Classification Example

In GEM520 there was a lab assignment that focused on how to perform a supervised image classification using QGIS and R to represent the 7 land cover classes for the Gulf Islands. Within this lab training and validation polygons were delineated using QGIS and then used to train a Maximum Likelihood Classifier in R. In this example we will be using those same polygons and Landsat image but we will be doing the classification step using Python instead.

Note: it is recommended that you use the same polygons that you delineated for the lab to see if there are any differences in the outputs, but if you do not have them still you can access them here.

Step 1

Before being able to run this example you will need to set up a Conda environment with the correct packages installed.
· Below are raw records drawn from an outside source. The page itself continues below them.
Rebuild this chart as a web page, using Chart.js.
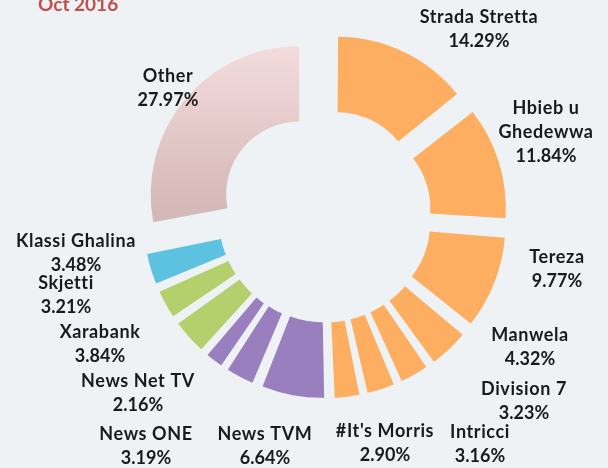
<!DOCTYPE html>
<html>
<head>
<meta charset="utf-8">
<script src="https://cdn.jsdelivr.net/npm/chart.js@4/dist/chart.umd.min.js"></script>
<style>
  html, body { margin: 0; padding: 0; background: #eef2f5; }
  #wrap { width: 608px; height: 468px; position: relative; }
</style>
</head>
<body>
<div id="wrap"><canvas id="c" width="608" height="468"></canvas></div>
<script>
// ---- data ----
const titleText = 'Oct 2016';
const categories = ['Strada Stretta', 'Hbieb u Ghedewwa', 'Tereza', 'Manwela', 'Division 7',
  'Intricci', "#It's Morris", 'News TVM', 'News ONE', 'News Net TV', 'Xarabank',
  'Skjetti', 'Klassi Ghalina', 'Other'];
const shares = [14.29, 11.84, 9.77, 4.32, 3.23, 3.16, 2.90, 6.64, 3.19, 2.16, 3.84, 3.21, 3.48, 27.97];
const groups = ['tvm', 'tvm', 'tvm', 'tvm', 'tvm', 'tvm', 'tvm', 'news', 'news', 'news', 'one', 'one', 'other1', 'rest'];

// ---- styles ----
const groupColors = { tvm: '#fdae60', news: '#9a7fbf', one: '#b3d06c', other1: '#5cc2df' };
const labelLines = { 'Hbieb u Ghedewwa': ['Hbieb u', 'Ghedewwa'] };
// label anchor (centre of the first text line), layout only
const labelPos = [
  [479, 17], [546, 108], [557, 257], [530, 335], [524, 389], [480, 432], [385, 431],
  [265, 434], [146, 434], [138, 381], [100, 332], [66, 283], [76, 241], [168, 76]
];
const explodePx = 34; // uniform outward shift of every slice

// Chart.js shifts an arc by offset/4 * (2 - sin(circumference)); invert that so every slice moves explodePx
function sliceOffset(c) {
  const total = shares.reduce((a, b) => a + b, 0);
  const circ = Math.min(Math.PI, 2 * Math.PI * shares[c.dataIndex] / total);
  return 4 * explodePx / (2 - Math.sin(circ));
}

const labelPlugin = {
  id: 'sliceLabels',
  afterDatasetsDraw(chart) {
    const ctx = chart.ctx;
    ctx.save();
    ctx.font = 'bold 18px Lato, "Open Sans", sans-serif';
    ctx.fillStyle = '#1a1a1a';
    ctx.textAlign = 'center';
    ctx.textBaseline = 'middle';
    categories.forEach((name, i) => {
      const names = labelLines[name] || [name];
      const lines = names.concat([shares[i].toFixed(2) + '%']);
      const [x, y] = labelPos[i];
      lines.forEach((t, k) => {
        ctx.letterSpacing = k < names.length ? '0.6px' : '0px';
        ctx.fillText(t, x, y + k * 24);
      });
    });
    ctx.letterSpacing = '0px';
    ctx.font = 'bold 19px Lato, "Open Sans", sans-serif';
    ctx.fillStyle = '#c0504d';
    ctx.textAlign = 'left';
    ctx.textBaseline = 'alphabetic';
    ctx.fillText(titleText, 38, 11);
    ctx.restore();
  }
};

function sliceColor(c) {
  const g = groups[c.dataIndex];
  if (g === 'rest') {
    const area = c.chart.chartArea;
    if (!area) return '#ecd0d0';
    const grad = c.chart.ctx.createLinearGradient(0, 45, 0, 235);
    grad.addColorStop(0, '#f9e1e1');
    grad.addColorStop(1, '#d4b7b7');
    return grad;
  }
  return groupColors[g];
}

new Chart(document.getElementById('c'), {
  type: 'doughnut',
  data: {
    labels: categories,
    datasets: [{
      data: shares,
      backgroundColor: sliceColor,
      borderWidth: 0,
      offset: sliceOffset
    }]
  },
  options: {
    responsive: false,
    animation: false,
    events: [],
    radius: 148,
    cutout: '49%',
    layout: { padding: { top: 0, bottom: 36, left: 42, right: 0 } },
    plugins: {
      legend: { display: false },
      tooltip: { enabled: false },
      title: { display: false }
    }
  },
  plugins: [labelPlugin]
});
</script>
</body>
</html>
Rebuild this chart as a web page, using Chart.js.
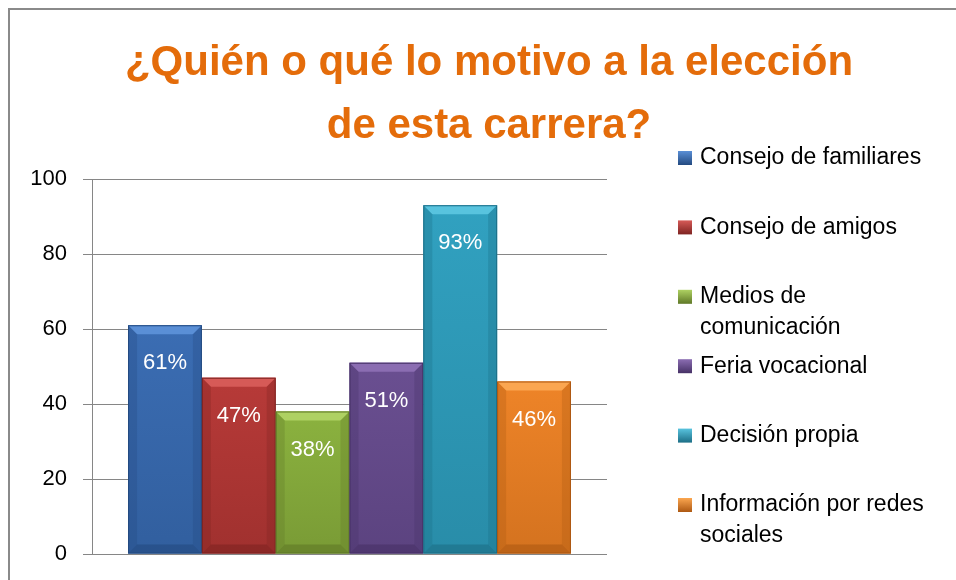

To do this you will first need to download the create_environment.py script from here.

Next you need to open up Anaconda Prompt and type in python [path/to/create_environment.py]. This will create a new Conda environment for you with the correct packages and then open a new Jupyter Lab IDE.

Note: you do not need to run this example in the Jupter Lab IDE but the live tutorial will be done using it.

Step 2

Once the environment is created and Jupyter Lab is opened you can download the supervised_classification.ipynb from here. This notebook will walk you through similar steps to the ones found in the original lab assignment. Open this notebook and run each of the code chunks.

Note: you will need to change the file paths within this notebook to the ones in your system and run each code chunk to show your results.